> [Required work]:
Repeat all of the material below exactly as written, images excluded.

### Material provided ###

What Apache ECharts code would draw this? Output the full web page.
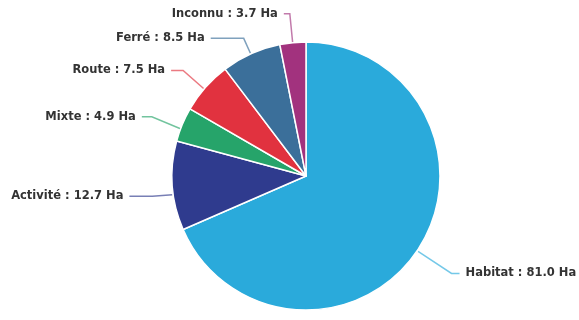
<!DOCTYPE html>
<html><head><meta charset="utf-8">
<script src="https://cdn.jsdelivr.net/npm/echarts@6/dist/echarts.min.js"></script>
<style>html,body{margin:0;padding:0;background:#fff}#c{width:579px;height:320px}</style>
</head><body><div id="c"></div>
<script>
const categories = ['Habitat', 'Activité', 'Mixte', 'Route', 'Ferré', 'Inconnu'];
const values = [81.0, 12.7, 4.9, 7.5, 8.5, 3.7];
const colors = ['#2aaadb', '#2f3b8e', '#26a46a', '#e1323f', '#3b6f9a', '#a2327e'];
// leader line styling per slice
const lineLen = [40, 20, 33, 30, 18, 31];
const lineLen2 = [8, 18, 4, 5, 25, 6];
const labelShiftX = [0, -5, -6, -7, -8, 0];
const labelShiftY = [2, 9, 5, 3, 1, 2];

const chart = echarts.init(document.getElementById('c'));
chart.setOption({
  animation: false,
  backgroundColor: '#fff',
  series: [{
    type: 'pie',
    center: [306, 176],
    radius: 134,
    startAngle: 90,
    clockwise: true,
    avoidLabelOverlap: false,
    data: categories.map((n, i) => ({
      name: n, value: values[i],
      itemStyle: {color: colors[i]},
      labelLine: {length: lineLen[i], length2: lineLen2[i]}
    })),
    itemStyle: {borderColor: '#fff', borderWidth: 1.5},
    label: {
      formatter: p => p.name + ' : ' + p.value.toFixed(1) + ' Ha',
      color: '#333', fontFamily: 'DejaVu Sans', fontWeight: 'bold', fontSize: 11.5,
      distanceToLabelLine: 6
    },
    labelLine: {lineStyle: {width: 1.5, opacity: 0.65}},
    labelLayout: function (p) {
      const i = p.dataIndex;
      const dx = labelShiftX[i], dy = labelShiftY[i];
      const r = p.labelRect;
      const right = p.align === 'right';
      const pts = (p.labelLinePoints || []).map((q, k) => [q[0] + (k === 2 ? dx : 0), q[1] + dy]);
      return {
        x: (right ? r.x + r.width : r.x) + dx,
        y: r.y + r.height / 2 + dy,
        align: right ? 'right' : 'left',
        verticalAlign: 'middle',
        labelLinePoints: pts
      };
    }
  }]
});
</script></body></html>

###

> [Output of the exercise]:
What Apache ECharts code would draw this? Output the full web page.
<!DOCTYPE html>
<html><head><meta charset="utf-8">
<script src="https://cdn.jsdelivr.net/npm/echarts@6/dist/echarts.min.js"></script>
<style>html,body{margin:0;padding:0;background:#fff}#c{width:579px;height:320px}</style>
</head><body><div id="c"></div>
<script>
const categories = ['Habitat', 'Activité', 'Mixte', 'Route', 'Ferré', 'Inconnu'];
const values = [81.0, 12.7, 4.9, 7.5, 8.5, 3.7];
const colors = ['#2aaadb', '#2f3b8e', '#26a46a', '#e1323f', '#3b6f9a', '#a2327e'];
// leader line styling per slice
const lineLen = [40, 20, 33, 30, 18, 31];
const lineLen2 = [8, 18, 4, 5, 25, 6];
const labelShiftX = [0, -5, -6, -7, -8, 0];
const labelShiftY = [2, 9, 5, 3, 1, 2];

const chart = echarts.init(document.getElementById('c'));
chart.setOption({
  animation: false,
  backgroundColor: '#fff',
  series: [{
    type: 'pie',
    center: [306, 176],
    radius: 134,
    startAngle: 90,
    clockwise: true,
    avoidLabelOverlap: false,
    data: categories.map((n, i) => ({
      name: n, value: values[i],
      itemStyle: {color: colors[i]},
      labelLine: {length: lineLen[i], length2: lineLen2[i]}
    })),
    itemStyle: {borderColor: '#fff', borderWidth: 1.5},
    label: {
      formatter: p => p.name + ' : ' + p.value.toFixed(1) + ' Ha',
      color: '#333', fontFamily: 'DejaVu Sans', fontWeight: 'bold', fontSize: 11.5,
      distanceToLabelLine: 6
    },
    labelLine: {lineStyle: {width: 1.5, opacity: 0.65}},
    labelLayout: function (p) {
      const i = p.dataIndex;
      const dx = labelShiftX[i], dy = labelShiftY[i];
      const r = p.labelRect;
      const right = p.align === 'right';
      const pts = (p.labelLinePoints || []).map((q, k) => [q[0] + (k === 2 ? dx : 0), q[1] + dy]);
      return {
        x: (right ? r.x + r.width : r.x) + dx,
        y: r.y + r.height / 2 + dy,
        align: right ? 'right' : 'left',
        verticalAlign: 'middle',
        labelLinePoints: pts
      };
    }
  }]
});
</script></body></html>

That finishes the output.